## AIM
Copy exactly, and only, the lines below from the first through the one containing "import * as", both included; pictures are omitted.

## RECORDED INFORMATION

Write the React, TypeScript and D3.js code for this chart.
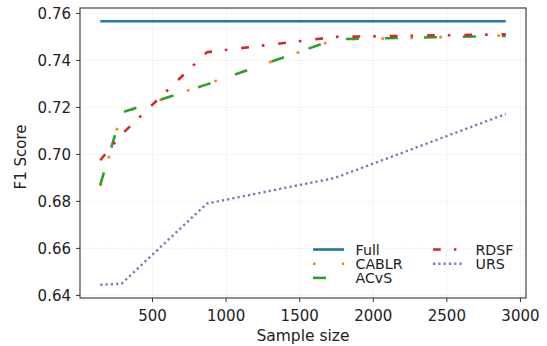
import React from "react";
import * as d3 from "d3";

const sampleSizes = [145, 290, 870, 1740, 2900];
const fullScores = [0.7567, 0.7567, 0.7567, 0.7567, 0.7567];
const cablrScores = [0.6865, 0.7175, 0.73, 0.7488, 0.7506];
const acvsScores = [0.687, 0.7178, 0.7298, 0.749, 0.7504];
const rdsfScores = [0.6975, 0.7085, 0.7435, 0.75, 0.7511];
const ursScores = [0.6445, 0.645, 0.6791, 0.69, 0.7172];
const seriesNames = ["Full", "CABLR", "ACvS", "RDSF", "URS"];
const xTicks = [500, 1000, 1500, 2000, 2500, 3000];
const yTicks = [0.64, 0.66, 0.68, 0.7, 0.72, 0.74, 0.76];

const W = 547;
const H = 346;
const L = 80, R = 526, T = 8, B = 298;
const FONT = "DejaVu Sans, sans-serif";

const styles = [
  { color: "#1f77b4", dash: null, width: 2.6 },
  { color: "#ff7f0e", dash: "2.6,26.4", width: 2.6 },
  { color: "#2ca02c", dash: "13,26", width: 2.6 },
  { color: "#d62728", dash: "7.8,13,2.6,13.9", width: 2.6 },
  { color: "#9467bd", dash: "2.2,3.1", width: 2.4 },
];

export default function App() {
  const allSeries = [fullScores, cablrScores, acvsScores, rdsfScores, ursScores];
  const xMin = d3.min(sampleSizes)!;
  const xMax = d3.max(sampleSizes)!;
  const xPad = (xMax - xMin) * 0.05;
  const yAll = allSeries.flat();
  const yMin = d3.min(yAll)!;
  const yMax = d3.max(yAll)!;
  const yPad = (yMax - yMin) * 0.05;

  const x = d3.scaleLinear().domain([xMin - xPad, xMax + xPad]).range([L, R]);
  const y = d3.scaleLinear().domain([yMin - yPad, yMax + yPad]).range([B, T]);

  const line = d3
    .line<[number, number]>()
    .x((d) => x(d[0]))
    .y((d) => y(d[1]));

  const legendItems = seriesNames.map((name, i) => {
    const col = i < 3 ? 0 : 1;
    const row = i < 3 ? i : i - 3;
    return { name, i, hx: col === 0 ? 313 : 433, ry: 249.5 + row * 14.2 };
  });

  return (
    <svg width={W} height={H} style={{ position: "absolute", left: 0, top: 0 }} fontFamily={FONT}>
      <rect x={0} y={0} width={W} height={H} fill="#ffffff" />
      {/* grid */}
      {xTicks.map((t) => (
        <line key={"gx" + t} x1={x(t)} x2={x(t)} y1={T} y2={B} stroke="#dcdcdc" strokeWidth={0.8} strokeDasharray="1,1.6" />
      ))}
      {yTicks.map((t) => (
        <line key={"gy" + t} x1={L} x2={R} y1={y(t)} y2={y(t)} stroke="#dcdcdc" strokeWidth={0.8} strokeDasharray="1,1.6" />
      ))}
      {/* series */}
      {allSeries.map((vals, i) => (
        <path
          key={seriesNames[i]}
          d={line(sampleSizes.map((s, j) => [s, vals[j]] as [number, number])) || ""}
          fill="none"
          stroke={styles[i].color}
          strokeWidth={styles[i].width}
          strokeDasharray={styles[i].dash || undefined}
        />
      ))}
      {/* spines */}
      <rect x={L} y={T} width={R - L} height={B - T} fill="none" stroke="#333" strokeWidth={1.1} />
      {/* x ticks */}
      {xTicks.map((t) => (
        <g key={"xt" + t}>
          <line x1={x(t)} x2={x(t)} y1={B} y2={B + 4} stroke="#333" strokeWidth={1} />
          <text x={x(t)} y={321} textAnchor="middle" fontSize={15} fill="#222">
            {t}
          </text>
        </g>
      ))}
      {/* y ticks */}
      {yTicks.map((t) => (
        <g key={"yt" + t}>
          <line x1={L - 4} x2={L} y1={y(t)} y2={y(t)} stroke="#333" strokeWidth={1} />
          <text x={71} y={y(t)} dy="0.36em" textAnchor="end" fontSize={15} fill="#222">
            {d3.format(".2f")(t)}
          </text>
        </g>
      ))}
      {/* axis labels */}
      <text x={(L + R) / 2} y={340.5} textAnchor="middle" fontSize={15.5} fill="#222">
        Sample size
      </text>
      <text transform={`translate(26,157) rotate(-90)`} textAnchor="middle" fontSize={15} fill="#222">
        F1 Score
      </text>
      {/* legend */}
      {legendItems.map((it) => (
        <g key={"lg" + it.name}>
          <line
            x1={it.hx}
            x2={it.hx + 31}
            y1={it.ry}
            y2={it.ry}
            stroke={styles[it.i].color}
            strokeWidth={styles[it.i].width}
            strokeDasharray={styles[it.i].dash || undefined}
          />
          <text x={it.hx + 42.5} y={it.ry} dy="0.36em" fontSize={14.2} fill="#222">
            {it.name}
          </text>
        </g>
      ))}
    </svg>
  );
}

## COMPLETED EXERCISE
Write the React, TypeScript and D3.js code for this chart.
import React from "react";
import * as d3 from "d3";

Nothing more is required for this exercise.